Bei einer Gedenkstunde im Bundestag warnt Bundespräsident Frank-Walter Steinmeier vor Geschichtsvergessenheit: Er selbst wundere sich manchmal, so Steinmeier, über die Hartnäckigkeit, “mit der manche, leider auch in diesem Hause, einen sogenannten ‘Schlussstrich’ unter unsere Geschichte und unsere Verantwortung fordern.” Auch Bundestagspräsidentin Julia Klöckner kritisiert: “Das ungeheuerliche Ausmaß der deutschen Verbrechen ist bis heute nicht allen bewusst. Oder schlimmer noch: Viele wollen sich damit gar nicht mehr beschäftigen. Dieser Tendenz entgegenzuwirken – auch dazu dient das Gedenken am 8. Mai.”
Auf der Tribüne im Bundestag verfolgt neben Spitzenvertretern aus Kirchen und Diplomatie das Geschehen unter anderem eine heute 82 Jahre alte Frau, deren Mutter vor ihren Augen im Sommer 1945 an der Grenze zwischen Deutschland und Tschechien vergewaltigt worden war. Sie hatte Klöckner davon geschrieben und die Bundestagspräsidentin darum gebeten, zum 80. Jahrestag des Kriegsendes an die Frauen zu erinnern, “die Opfer von sexualisierter Kriegsgewalt wurden und bis heute im Rahmen kriegerischer Konflikte Opfer von Gewalt werden, weil sie Frauen sind”.
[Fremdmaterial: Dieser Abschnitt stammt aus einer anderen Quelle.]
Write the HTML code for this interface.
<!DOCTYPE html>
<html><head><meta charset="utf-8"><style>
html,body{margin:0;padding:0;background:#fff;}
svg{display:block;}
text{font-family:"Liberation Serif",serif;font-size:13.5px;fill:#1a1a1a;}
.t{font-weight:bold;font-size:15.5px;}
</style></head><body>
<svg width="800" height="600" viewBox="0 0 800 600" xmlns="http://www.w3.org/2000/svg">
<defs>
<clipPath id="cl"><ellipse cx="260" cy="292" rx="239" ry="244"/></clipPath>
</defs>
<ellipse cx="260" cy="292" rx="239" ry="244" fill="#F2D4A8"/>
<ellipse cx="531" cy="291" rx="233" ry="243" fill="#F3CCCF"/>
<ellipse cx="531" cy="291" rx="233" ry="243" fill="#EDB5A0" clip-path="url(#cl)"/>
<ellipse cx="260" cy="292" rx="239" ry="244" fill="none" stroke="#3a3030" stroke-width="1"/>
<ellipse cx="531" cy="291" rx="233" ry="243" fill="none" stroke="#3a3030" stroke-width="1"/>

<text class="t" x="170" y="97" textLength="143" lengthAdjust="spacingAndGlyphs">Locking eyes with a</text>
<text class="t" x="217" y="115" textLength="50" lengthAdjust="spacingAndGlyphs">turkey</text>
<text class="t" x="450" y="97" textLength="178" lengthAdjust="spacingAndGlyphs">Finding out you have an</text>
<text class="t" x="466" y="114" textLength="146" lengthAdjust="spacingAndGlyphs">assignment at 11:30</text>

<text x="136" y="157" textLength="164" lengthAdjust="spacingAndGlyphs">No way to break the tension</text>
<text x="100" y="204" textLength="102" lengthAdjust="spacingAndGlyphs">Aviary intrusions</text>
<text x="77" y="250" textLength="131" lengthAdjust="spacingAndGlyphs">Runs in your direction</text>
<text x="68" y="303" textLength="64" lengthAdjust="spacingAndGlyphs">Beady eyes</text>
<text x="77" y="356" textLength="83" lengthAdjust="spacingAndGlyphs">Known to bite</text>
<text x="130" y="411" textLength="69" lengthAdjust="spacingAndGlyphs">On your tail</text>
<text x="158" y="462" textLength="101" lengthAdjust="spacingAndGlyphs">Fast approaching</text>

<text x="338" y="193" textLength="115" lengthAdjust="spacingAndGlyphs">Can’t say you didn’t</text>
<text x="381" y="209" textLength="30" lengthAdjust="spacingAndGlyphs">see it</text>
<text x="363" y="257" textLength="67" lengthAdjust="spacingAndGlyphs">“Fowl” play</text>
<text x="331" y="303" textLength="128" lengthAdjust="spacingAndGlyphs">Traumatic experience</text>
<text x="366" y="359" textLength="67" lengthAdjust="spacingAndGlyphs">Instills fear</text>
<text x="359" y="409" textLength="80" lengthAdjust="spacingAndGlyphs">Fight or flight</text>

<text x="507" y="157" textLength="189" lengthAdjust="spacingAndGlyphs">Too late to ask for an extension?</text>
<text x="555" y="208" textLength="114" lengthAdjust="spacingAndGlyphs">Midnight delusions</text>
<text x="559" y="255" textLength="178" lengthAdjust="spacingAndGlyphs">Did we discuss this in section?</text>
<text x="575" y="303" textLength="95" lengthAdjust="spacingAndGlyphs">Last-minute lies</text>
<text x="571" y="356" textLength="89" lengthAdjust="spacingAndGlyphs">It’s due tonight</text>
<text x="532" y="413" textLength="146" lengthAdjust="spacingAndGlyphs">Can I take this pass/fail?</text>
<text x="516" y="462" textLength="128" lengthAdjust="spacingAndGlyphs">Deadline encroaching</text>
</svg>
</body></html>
Der Präsident des Zentralrats der Juden in Deutschland, Josef Schuster, würdigt in der “Süddeutschen Zeitung” die Erinnerungskultur, erkennt aber auch Schwächen. Wenn 15 Prozent der jungen Menschen in Deutschland heute glaubten, die Nationalsozialisten hätten nicht sechs, sondern zwei Millionen Jüdinnen und Juden ermordet, seien die Schulen gefordert. “Aber auch die Gesellschaft insgesamt.”
Laut einer Umfrage von infratest dimap für den ARD-Deutschlandtrend ist fast ein Viertel der Befragten (23 Prozent) der Ansicht, dass in Deutschland zu viel an die NS-Verbrechen erinnert werde. Die Hälfte der Menschen hierzulande hält das Erinnern an die Verbrechen der Nationalsozialisten für weiter angemessen. Gut jeder Fünfte (22 Prozent) fordert demnach ein größeres Ausmaß des Gedenkens.
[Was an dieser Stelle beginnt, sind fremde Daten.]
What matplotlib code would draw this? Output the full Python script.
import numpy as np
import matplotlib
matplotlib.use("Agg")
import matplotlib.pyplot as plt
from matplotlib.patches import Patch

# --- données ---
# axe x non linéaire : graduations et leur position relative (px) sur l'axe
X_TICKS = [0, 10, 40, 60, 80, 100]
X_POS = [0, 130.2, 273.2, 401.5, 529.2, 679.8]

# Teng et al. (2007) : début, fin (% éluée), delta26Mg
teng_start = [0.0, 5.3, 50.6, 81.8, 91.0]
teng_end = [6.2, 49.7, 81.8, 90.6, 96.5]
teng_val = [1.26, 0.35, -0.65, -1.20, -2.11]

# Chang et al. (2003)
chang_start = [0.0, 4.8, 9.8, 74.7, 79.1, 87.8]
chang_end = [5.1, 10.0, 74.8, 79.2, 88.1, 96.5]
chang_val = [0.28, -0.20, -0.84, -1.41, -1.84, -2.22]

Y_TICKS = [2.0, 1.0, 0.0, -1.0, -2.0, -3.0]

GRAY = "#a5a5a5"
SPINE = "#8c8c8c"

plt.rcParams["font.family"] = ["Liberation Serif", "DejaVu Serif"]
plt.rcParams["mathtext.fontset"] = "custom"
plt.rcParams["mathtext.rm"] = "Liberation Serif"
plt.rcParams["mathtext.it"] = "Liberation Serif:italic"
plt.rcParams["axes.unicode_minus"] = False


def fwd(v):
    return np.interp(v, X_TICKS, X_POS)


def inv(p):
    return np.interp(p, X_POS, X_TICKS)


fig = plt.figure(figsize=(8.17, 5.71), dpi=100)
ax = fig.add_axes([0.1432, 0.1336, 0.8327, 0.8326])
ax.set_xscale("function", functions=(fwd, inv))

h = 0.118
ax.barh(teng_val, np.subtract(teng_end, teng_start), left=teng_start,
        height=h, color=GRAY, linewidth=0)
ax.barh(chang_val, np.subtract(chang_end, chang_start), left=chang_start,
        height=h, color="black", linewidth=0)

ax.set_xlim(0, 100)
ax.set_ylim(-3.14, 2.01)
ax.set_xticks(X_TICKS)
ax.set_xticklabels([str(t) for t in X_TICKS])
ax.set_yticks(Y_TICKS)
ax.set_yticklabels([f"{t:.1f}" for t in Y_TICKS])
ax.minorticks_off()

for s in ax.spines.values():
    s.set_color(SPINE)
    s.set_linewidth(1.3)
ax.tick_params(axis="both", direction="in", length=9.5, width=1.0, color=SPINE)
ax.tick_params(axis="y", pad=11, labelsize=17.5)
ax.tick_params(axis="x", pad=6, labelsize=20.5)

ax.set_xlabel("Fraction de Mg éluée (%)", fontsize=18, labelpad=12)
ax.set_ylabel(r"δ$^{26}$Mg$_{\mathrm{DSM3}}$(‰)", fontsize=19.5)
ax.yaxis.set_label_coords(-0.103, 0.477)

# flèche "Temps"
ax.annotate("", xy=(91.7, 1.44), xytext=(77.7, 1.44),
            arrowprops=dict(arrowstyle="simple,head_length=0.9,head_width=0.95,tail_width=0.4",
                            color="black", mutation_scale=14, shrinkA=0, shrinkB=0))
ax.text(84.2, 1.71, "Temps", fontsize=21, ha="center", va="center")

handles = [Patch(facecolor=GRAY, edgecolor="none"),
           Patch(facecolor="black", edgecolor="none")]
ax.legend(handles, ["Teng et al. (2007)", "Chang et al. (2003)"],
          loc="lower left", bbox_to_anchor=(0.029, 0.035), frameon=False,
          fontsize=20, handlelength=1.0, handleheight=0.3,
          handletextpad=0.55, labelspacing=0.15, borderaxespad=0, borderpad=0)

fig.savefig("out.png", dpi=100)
Maximilian Becker wünscht sich, dass sich die Lehren aus der Vergangenheit nicht nur in Denkmälern und Ritualen widerspiegeln, sondern auch die Herzen der Menschen erreichen. Der 20-Jährige studiert Staatswissenschaften in Passau und ist einer von rund 200 jungen Leuten aus aller Welt, die an dem von der Bundeszentrale für politische Bildung organisierten Treffen “histoCON – Junge Perspektiven auf die globalen Auswirkungen des Zweiten Weltkriegs” teilnehmen.
Jeder von ihnen hat ein Foto mitgebracht, das stellvertretend für persönliche Erinnerungen an den Krieg steht. Am Donnerstag besucht Bundespräsident Steinmeier die histoCON. Maximilian Becker zeigt ihm das Foto eines leeren Koffers. “Da haben wir immer unsere Legosteine aufbewahrt”, sagt der Student. Eines Tages habe er erfahren, dass dieser Koffer seinen Urgroßeltern gehörte. Sie bewahrten darin die letzten Habseligkeiten auf, die ihnen nach einem Bombenangriff noch blieben. Steinmeier ermutigt dazu, sich mit der Vergangenheit auseinanderzusetzen. “Wir wollen in einer friedlichen und freien Welt leben. Deswegen brauchen wir junge Leute wie euch.”
Am Abend findet in der Kaiser-Wilhelm-Gedächtniskirche nochmals ein Gedenkgottesdienst mit den Berliner Bischöfen und jüdischen Vertretern statt. Im Anschluss werden die Glocken 15 Minuten lang läuten: für den Frieden.